Chopped green onions and cilantro for garnish

**Directions:**

  1. Drain shirataki noodles and put into a strainer, rinse very well, and break up the noodles. Leave out in the strainer to drain while preparing soup.
  2. Prepare lemongrass by removing outer 3 to 4 layers of tough leaves to reveal inner soft core. Cut down about 1 inch from bottom and remove the tough leaves from top; cut core of lemongrass into ~1 inch chunks, and then bruise by hitting with butt of knife handle.
  3. Scoop fat out of coconut milk and melt in pot over medium heat (if there isn’t enough fat, use some vegetable oil).
  4. Once melted, sauté the whole can of yellow curry paste in the fat until curry oil begins separating out (will take a few minutes).
  5. Add garlic, ginger, and onion, and sauté in the curry paste until fragrant.
  6. Add rest of coconut milk and lemongrass. Mix well, then turn heat to high long enough to bring to a boil for a minute and mix well, then return to medium heat. (If you are using a raw meat, this is the appropriate time to add the cubed meat, and keep at medium-high until meat is cooked thoroughly. If using shrimp, cook by sautéing separately and adding at the end).

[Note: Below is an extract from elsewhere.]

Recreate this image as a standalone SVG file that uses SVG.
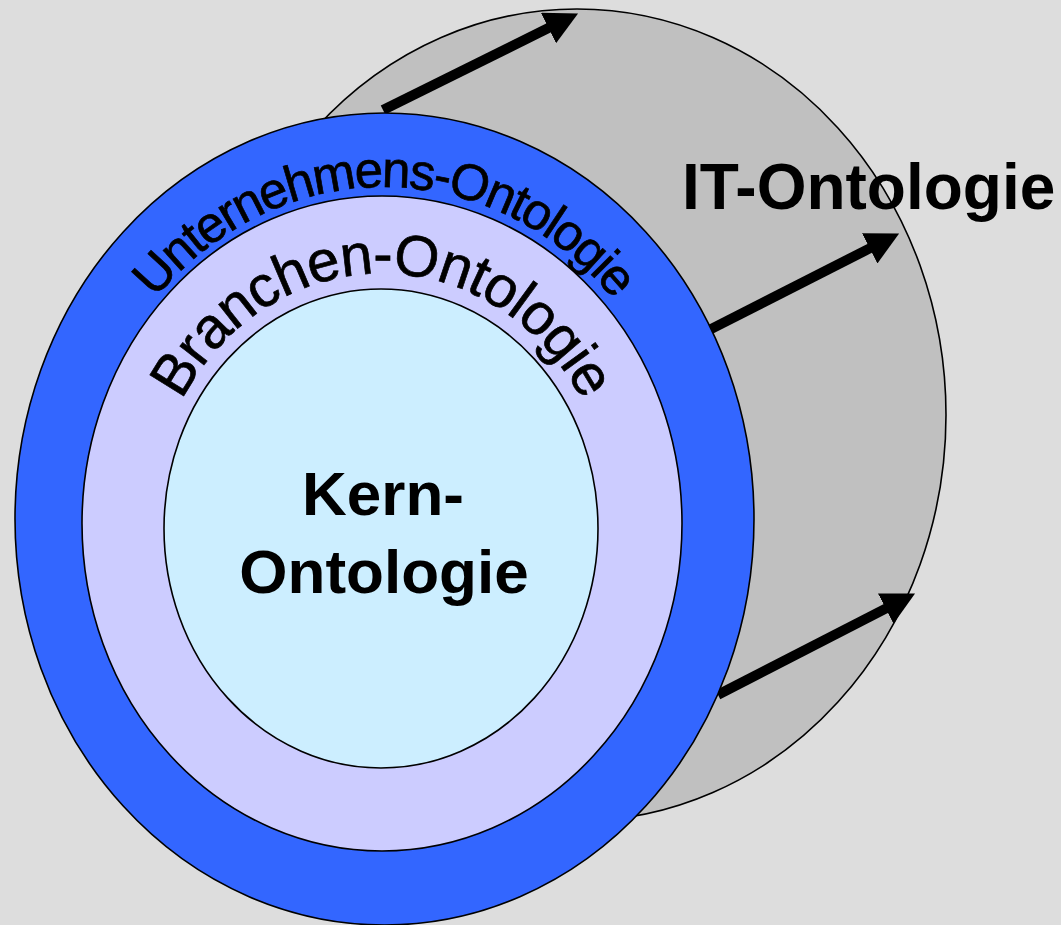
<svg xmlns="http://www.w3.org/2000/svg" width="1061" height="925" viewBox="0 0 1061 925">
<style>
.ring{stroke:#000;stroke-width:1.6}
.arr{stroke:#000;stroke-width:10;fill:none;marker-end:url(#ah)}
.t{font-family:"Liberation Sans",Arial,sans-serif;fill:#000}
.b{font-weight:bold}
.arc{stroke:#000;stroke-width:0.7}
</style>
<defs>
<marker id="ah" markerUnits="userSpaceOnUse" markerWidth="34" markerHeight="34" viewBox="0 0 34 34" refX="1" refY="17" orient="auto"><path d="M0,0 L33,17 L0,34 z" fill="#000"/></marker>
<path id="pU" d="M78,519 A306,332 0 0 1 690,519"/>
<path id="pB" d="M152,523.5 A230,250 0 0 1 612,523.5"/>
</defs>
<rect width="1061" height="925" fill="#dddddd"/>
<g id="it-ontologie">
<ellipse class="ring" cx="577" cy="415" rx="369" ry="406" fill="#c0c0c0"/>
</g>
<g id="connectors">
<line class="arr" x1="383" y1="110" x2="549.4" y2="27.6"/>
<line class="arr" x1="704" y1="332.6" x2="870.6" y2="247.9"/>
<line class="arr" x1="718" y1="694.7" x2="886.6" y2="608.1"/>
</g>
<g id="unternehmens-ontologie">
<ellipse class="ring" cx="384.5" cy="519" rx="369.5" ry="406" fill="#3366ff"/>
<text class="t arc" font-size="51" letter-spacing="-2"><textPath href="#pU" startOffset="50%" text-anchor="middle">Unternehmens-Ontologie</textPath></text>
</g>
<g id="branchen-ontologie">
<ellipse class="ring" cx="382" cy="523.5" rx="300" ry="327.5" fill="#ccccff"/>
<text class="t arc" font-size="58" letter-spacing="-1"><textPath href="#pB" startOffset="50%" text-anchor="middle">Branchen-Ontologie</textPath></text>
</g>
<g id="kern-ontologie">
<ellipse class="ring" cx="381" cy="528.5" rx="217" ry="239.5" fill="#cceeff"/>
<text class="t b" font-size="62" text-anchor="middle"><tspan x="383" y="515">Kern-</tspan><tspan x="384" y="593">Ontologie</tspan></text>
</g>
<text id="it-label" class="t b" font-size="64" x="682" y="209">IT-Ontologie</text>
</svg>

  7. Add vegetable broth to dilute soup to preferred thickness (one boxed container of broth was too much, I approximate that two small cans is better).
  8. Add vegetables and tofu (if using), and allow to simmer a few minutes more (not too long or the veggies will get mushy! I prefer the veggies to still have some crisp).
  9. Finish with some (a dash or two) of fish sauce and a spoonful of sugar to taste.
  10. Allow to simmer while preparing noodle bowls.
  11. Distribute noodles between bowls, and ladle soup on top of noodles. Top with cilantro and green onions (could also top with: shredded carrot, or a cream such as yogurt perhaps).